* start *

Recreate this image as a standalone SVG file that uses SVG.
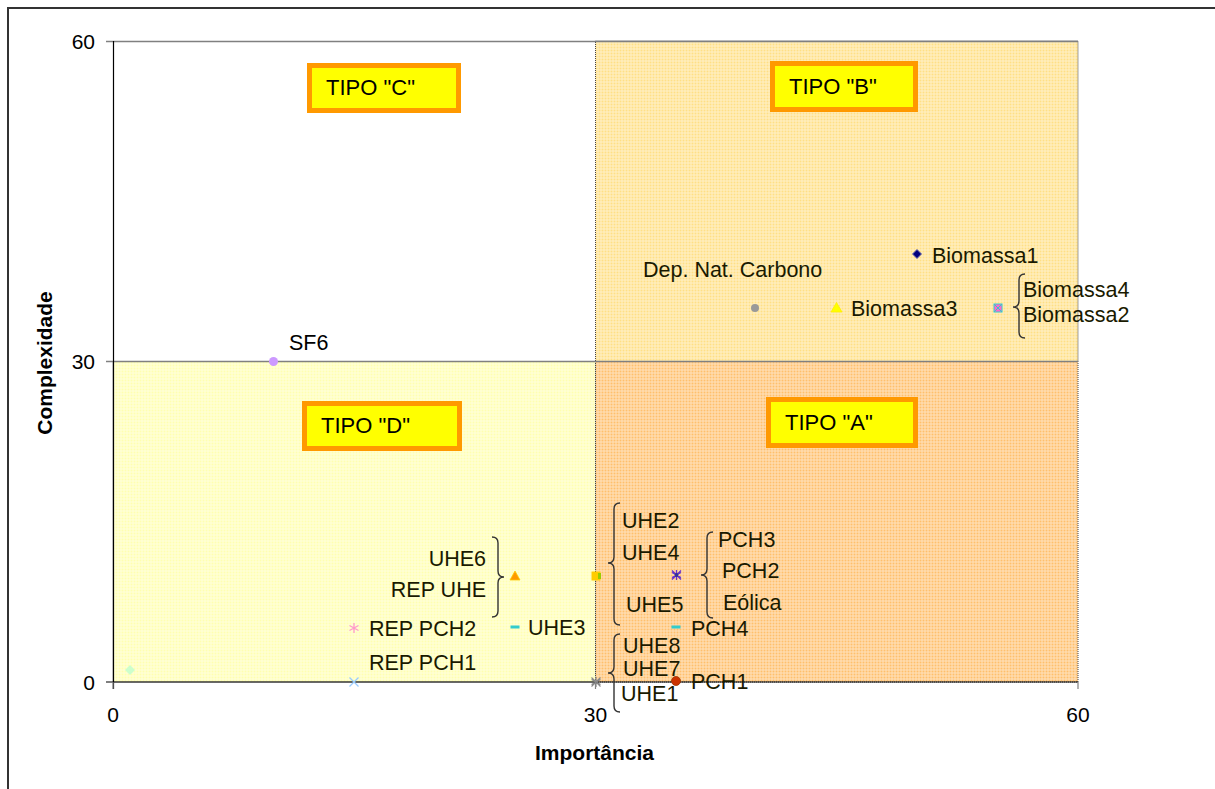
<svg xmlns="http://www.w3.org/2000/svg" width="1215" height="789" viewBox="0 0 1215 789">
<style>
text{font-family:"Liberation Sans",Arial,sans-serif;fill:#000}
.tk{font-size:21px}
.lb{font-size:21.5px;fill:#1a1a00}
.ti{font-size:22px}
.ax{font-size:21px;font-weight:bold}
.br{fill:none;stroke:#333;stroke-width:1.4}
.tb{fill:#FFFF00;stroke:#FF9900;stroke-width:5}
.q{stroke:#444;stroke-width:1;stroke-dasharray:1 1}
</style>
<defs>
<pattern id="pB" width="6" height="6" patternUnits="userSpaceOnUse">
<rect width="6" height="6" fill="#FFDF85"/>
<path d="M0 1H6M0 4H6M1 0V6M4 0V6" stroke="#fff" stroke-width="1" opacity="0.55"/>
</pattern>
<pattern id="pA" width="6" height="6" patternUnits="userSpaceOnUse">
<rect width="6" height="6" fill="#FFBF6C"/>
<path d="M0 1H6M0 4H6M1 0V6M4 0V6" stroke="#fff" stroke-width="1" opacity="0.55"/>
</pattern>
<pattern id="pD" width="6" height="6" patternUnits="userSpaceOnUse">
<rect width="6" height="6" fill="#FFFFB0"/>
<path d="M0 1H6M0 4H6M1 0V6M4 0V6" stroke="#fff" stroke-width="1" opacity="0.55"/>
</pattern>
</defs>
<rect width="1215" height="789" fill="#fff"/>
<rect x="8" y="8" width="1300" height="900" fill="none" stroke="#333" stroke-width="2"/>

<g id="quadrants">
<rect id="quadB" class="q" x="595.5" y="41" width="482.5" height="320.5" fill="url(#pB)"/>
<rect id="quadA" class="q" x="595.5" y="361.5" width="482.5" height="320.5" fill="url(#pA)"/>
<rect id="quadD" class="q" x="113" y="361.5" width="482.5" height="320.5" fill="url(#pD)"/>
</g>

<g id="axes">
<path d="M106 41.5H1078M106 361.5H1078" stroke="#808080" stroke-width="1.5"/>
<path d="M113.5 41V689M106 682H1078M106 682H113" stroke="#000" stroke-width="1.2"/>
<path d="M113 682V689M595.5 682V689M1078 682V689" stroke="#808080" stroke-width="1.2"/>
<text class="tk" x="95" y="49" text-anchor="end">60</text>
<text class="tk" x="95" y="369" text-anchor="end">30</text>
<text class="tk" x="95" y="690" text-anchor="end">0</text>
<text class="tk" x="113" y="722" text-anchor="middle">0</text>
<text class="tk" x="595.5" y="722" text-anchor="middle">30</text>
<text class="tk" x="1078" y="722" text-anchor="middle">60</text>
<text class="ax" x="594.5" y="760" text-anchor="middle">Importância</text>
<text class="ax" transform="translate(52,363) rotate(-90)" text-anchor="middle">Complexidade</text>
</g>

<g id="tipoC"><rect class="tb" x="309.5" y="65.5" width="149" height="45"/><text class="ti" x="326" y="95">TIPO "C"</text></g>
<g id="tipoB"><rect class="tb" x="772.5" y="63.5" width="143" height="46"/><text class="ti" x="789" y="94">TIPO "B"</text></g>
<g id="tipoD"><rect class="tb" x="304.5" y="403.5" width="155" height="45"/><text class="ti" x="321" y="433">TIPO "D"</text></g>
<g id="tipoA"><rect class="tb" x="768.5" y="399.5" width="147" height="46"/><text class="ti" x="785" y="430">TIPO "A"</text></g>

<g id="connectors">
<path class="br" d="M1025 274q-6 0-6 6V301q0 6-6 6q6 0 6 6V332q0 6 6 6"/>
<path class="br" d="M492 537q6 0 6 6V571q0 6 6 6q-6 0-6 6V611q0 6-6 6"/>
<path class="br" d="M620 503q-6 0-6 6V557q0 6-6 6q6 0 6 6V619q0 6 6 6"/>
<path class="br" d="M713 532q-6 0-6 6V569q0 6-6 6q6 0 6 6V612q0 6 6 6"/>
<path class="br" d="M620 634q-6 0-6 6V667q0 6-6 6q6 0 6 6V706q0 6 6 6"/>
</g>

<g id="biomassa1"><path d="M917 249.5l4.5 4.5-4.5 4.5-4.5-4.5z" fill="#000080" stroke="#6666aa" stroke-width="1"/><text class="lb" x="932" y="263">Biomassa1</text></g>
<g id="depnat"><circle cx="755" cy="308" r="4" fill="#999"/><text class="lb" x="643" y="277">Dep. Nat. Carbono</text></g>
<g id="biomassa3"><path d="M836.5 302.5l5.5 9.5h-11z" fill="#FFFF00" stroke="#FFEE00" stroke-width="0.8"/><text class="lb" x="851" y="316">Biomassa3</text></g>
<g id="biomassa42"><rect x="994" y="304" width="8" height="8" fill="#FF66CC" stroke="#33CCCC" stroke-width="1"/><path d="M994 304l8 8M1002 304l-8 8" stroke="#33CCCC" stroke-width="1"/><text class="lb" x="1023" y="297">Biomassa4</text><text class="lb" x="1023" y="322">Biomassa2</text></g>
<g id="sf6"><circle cx="273.5" cy="361.5" r="4.5" fill="#CC99FF"/><text class="lb" x="289" y="350" style="fill:#000">SF6</text></g>
<g id="uhe6"><path d="M515 571l5 9h-10z" fill="#FF9900" stroke="#FFCC00" stroke-width="0.8"/><text class="lb" x="486" y="566" text-anchor="end">UHE6</text><text class="lb" x="486" y="597" text-anchor="end">REP UHE</text></g>
<g id="reppch2"><path d="M354 623v10M349.5 625.5l9 5M349.5 630.5l9-5" stroke="#FF99CC" stroke-width="1.3"/><text class="lb" x="369" y="636">REP PCH2</text></g>
<g id="uhe3"><rect x="510.5" y="625.5" width="9" height="3" fill="#33CCCC"/><text class="lb" x="528" y="635">UHE3</text></g>
<g id="reppch1"><path d="M349.5 677.5l9 9M358.5 677.5l-9 9" stroke="#99CCFF" stroke-width="1.3"/><text class="lb" x="369" y="670">REP PCH1</text></g>
<g id="p0"><path d="M130 665l5 5-5 5-5-5z" fill="#CCFFCC"/></g>
<g id="uhe245"><rect x="591.5" y="571.5" width="9" height="9" fill="#FFCC00"/><rect x="598" y="573" width="3" height="6" fill="#99CC00"/><text class="lb" x="622" y="528">UHE2</text><text class="lb" x="622" y="560">UHE4</text><text class="lb" x="626" y="612">UHE5</text></g>
<g id="uhe871"><path d="M596 677v10M591.5 679.5l9 5M591.5 684.5l9-5M591.5 677.5l9 9M600.5 677.5l-9 9" stroke="#888" stroke-width="1.2"/><text class="lb" x="623" y="653">UHE8</text><text class="lb" x="623" y="676">UHE7</text><text class="lb" x="621" y="701">UHE1</text></g>
<g id="pch32e"><path d="M676.5 570v10M672 572.5l9 5M672 577.5l9-5M672 570.5l9 9M681 570.5l-9 9" stroke="#6633CC" stroke-width="1.3"/><circle cx="676.5" cy="575" r="2" fill="#333399"/><text class="lb" x="718" y="547">PCH3</text><text class="lb" x="722" y="578">PCH2</text><text class="lb" x="723" y="610">Eólica</text></g>
<g id="pch4"><rect x="671.5" y="625.5" width="9" height="3" fill="#33CCCC"/><text class="lb" x="691" y="636">PCH4</text></g>
<g id="pch1"><circle cx="676" cy="681" r="4.5" fill="#CC3300" stroke="#993300" stroke-width="0.8"/><text class="lb" x="691" y="689">PCH1</text></g>
</svg>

* end *

→ **Exercise objective**: In your copy, leave out the pictures and reproduce the material above exactly.

→ **Output below**:
Recreate this image as a standalone SVG file that uses SVG.
<svg xmlns="http://www.w3.org/2000/svg" width="1215" height="789" viewBox="0 0 1215 789">
<style>
text{font-family:"Liberation Sans",Arial,sans-serif;fill:#000}
.tk{font-size:21px}
.lb{font-size:21.5px;fill:#1a1a00}
.ti{font-size:22px}
.ax{font-size:21px;font-weight:bold}
.br{fill:none;stroke:#333;stroke-width:1.4}
.tb{fill:#FFFF00;stroke:#FF9900;stroke-width:5}
.q{stroke:#444;stroke-width:1;stroke-dasharray:1 1}
</style>
<defs>
<pattern id="pB" width="6" height="6" patternUnits="userSpaceOnUse">
<rect width="6" height="6" fill="#FFDF85"/>
<path d="M0 1H6M0 4H6M1 0V6M4 0V6" stroke="#fff" stroke-width="1" opacity="0.55"/>
</pattern>
<pattern id="pA" width="6" height="6" patternUnits="userSpaceOnUse">
<rect width="6" height="6" fill="#FFBF6C"/>
<path d="M0 1H6M0 4H6M1 0V6M4 0V6" stroke="#fff" stroke-width="1" opacity="0.55"/>
</pattern>
<pattern id="pD" width="6" height="6" patternUnits="userSpaceOnUse">
<rect width="6" height="6" fill="#FFFFB0"/>
<path d="M0 1H6M0 4H6M1 0V6M4 0V6" stroke="#fff" stroke-width="1" opacity="0.55"/>
</pattern>
</defs>
<rect width="1215" height="789" fill="#fff"/>
<rect x="8" y="8" width="1300" height="900" fill="none" stroke="#333" stroke-width="2"/>

<g id="quadrants">
<rect id="quadB" class="q" x="595.5" y="41" width="482.5" height="320.5" fill="url(#pB)"/>
<rect id="quadA" class="q" x="595.5" y="361.5" width="482.5" height="320.5" fill="url(#pA)"/>
<rect id="quadD" class="q" x="113" y="361.5" width="482.5" height="320.5" fill="url(#pD)"/>
</g>

<g id="axes">
<path d="M106 41.5H1078M106 361.5H1078" stroke="#808080" stroke-width="1.5"/>
<path d="M113.5 41V689M106 682H1078M106 682H113" stroke="#000" stroke-width="1.2"/>
<path d="M113 682V689M595.5 682V689M1078 682V689" stroke="#808080" stroke-width="1.2"/>
<text class="tk" x="95" y="49" text-anchor="end">60</text>
<text class="tk" x="95" y="369" text-anchor="end">30</text>
<text class="tk" x="95" y="690" text-anchor="end">0</text>
<text class="tk" x="113" y="722" text-anchor="middle">0</text>
<text class="tk" x="595.5" y="722" text-anchor="middle">30</text>
<text class="tk" x="1078" y="722" text-anchor="middle">60</text>
<text class="ax" x="594.5" y="760" text-anchor="middle">Importância</text>
<text class="ax" transform="translate(52,363) rotate(-90)" text-anchor="middle">Complexidade</text>
</g>

<g id="tipoC"><rect class="tb" x="309.5" y="65.5" width="149" height="45"/><text class="ti" x="326" y="95">TIPO "C"</text></g>
<g id="tipoB"><rect class="tb" x="772.5" y="63.5" width="143" height="46"/><text class="ti" x="789" y="94">TIPO "B"</text></g>
<g id="tipoD"><rect class="tb" x="304.5" y="403.5" width="155" height="45"/><text class="ti" x="321" y="433">TIPO "D"</text></g>
<g id="tipoA"><rect class="tb" x="768.5" y="399.5" width="147" height="46"/><text class="ti" x="785" y="430">TIPO "A"</text></g>

<g id="connectors">
<path class="br" d="M1025 274q-6 0-6 6V301q0 6-6 6q6 0 6 6V332q0 6 6 6"/>
<path class="br" d="M492 537q6 0 6 6V571q0 6 6 6q-6 0-6 6V611q0 6-6 6"/>
<path class="br" d="M620 503q-6 0-6 6V557q0 6-6 6q6 0 6 6V619q0 6 6 6"/>
<path class="br" d="M713 532q-6 0-6 6V569q0 6-6 6q6 0 6 6V612q0 6 6 6"/>
<path class="br" d="M620 634q-6 0-6 6V667q0 6-6 6q6 0 6 6V706q0 6 6 6"/>
</g>

<g id="biomassa1"><path d="M917 249.5l4.5 4.5-4.5 4.5-4.5-4.5z" fill="#000080" stroke="#6666aa" stroke-width="1"/><text class="lb" x="932" y="263">Biomassa1</text></g>
<g id="depnat"><circle cx="755" cy="308" r="4" fill="#999"/><text class="lb" x="643" y="277">Dep. Nat. Carbono</text></g>
<g id="biomassa3"><path d="M836.5 302.5l5.5 9.5h-11z" fill="#FFFF00" stroke="#FFEE00" stroke-width="0.8"/><text class="lb" x="851" y="316">Biomassa3</text></g>
<g id="biomassa42"><rect x="994" y="304" width="8" height="8" fill="#FF66CC" stroke="#33CCCC" stroke-width="1"/><path d="M994 304l8 8M1002 304l-8 8" stroke="#33CCCC" stroke-width="1"/><text class="lb" x="1023" y="297">Biomassa4</text><text class="lb" x="1023" y="322">Biomassa2</text></g>
<g id="sf6"><circle cx="273.5" cy="361.5" r="4.5" fill="#CC99FF"/><text class="lb" x="289" y="350" style="fill:#000">SF6</text></g>
<g id="uhe6"><path d="M515 571l5 9h-10z" fill="#FF9900" stroke="#FFCC00" stroke-width="0.8"/><text class="lb" x="486" y="566" text-anchor="end">UHE6</text><text class="lb" x="486" y="597" text-anchor="end">REP UHE</text></g>
<g id="reppch2"><path d="M354 623v10M349.5 625.5l9 5M349.5 630.5l9-5" stroke="#FF99CC" stroke-width="1.3"/><text class="lb" x="369" y="636">REP PCH2</text></g>
<g id="uhe3"><rect x="510.5" y="625.5" width="9" height="3" fill="#33CCCC"/><text class="lb" x="528" y="635">UHE3</text></g>
<g id="reppch1"><path d="M349.5 677.5l9 9M358.5 677.5l-9 9" stroke="#99CCFF" stroke-width="1.3"/><text class="lb" x="369" y="670">REP PCH1</text></g>
<g id="p0"><path d="M130 665l5 5-5 5-5-5z" fill="#CCFFCC"/></g>
<g id="uhe245"><rect x="591.5" y="571.5" width="9" height="9" fill="#FFCC00"/><rect x="598" y="573" width="3" height="6" fill="#99CC00"/><text class="lb" x="622" y="528">UHE2</text><text class="lb" x="622" y="560">UHE4</text><text class="lb" x="626" y="612">UHE5</text></g>
<g id="uhe871"><path d="M596 677v10M591.5 679.5l9 5M591.5 684.5l9-5M591.5 677.5l9 9M600.5 677.5l-9 9" stroke="#888" stroke-width="1.2"/><text class="lb" x="623" y="653">UHE8</text><text class="lb" x="623" y="676">UHE7</text><text class="lb" x="621" y="701">UHE1</text></g>
<g id="pch32e"><path d="M676.5 570v10M672 572.5l9 5M672 577.5l9-5M672 570.5l9 9M681 570.5l-9 9" stroke="#6633CC" stroke-width="1.3"/><circle cx="676.5" cy="575" r="2" fill="#333399"/><text class="lb" x="718" y="547">PCH3</text><text class="lb" x="722" y="578">PCH2</text><text class="lb" x="723" y="610">Eólica</text></g>
<g id="pch4"><rect x="671.5" y="625.5" width="9" height="3" fill="#33CCCC"/><text class="lb" x="691" y="636">PCH4</text></g>
<g id="pch1"><circle cx="676" cy="681" r="4.5" fill="#CC3300" stroke="#993300" stroke-width="0.8"/><text class="lb" x="691" y="689">PCH1</text></g>
</svg>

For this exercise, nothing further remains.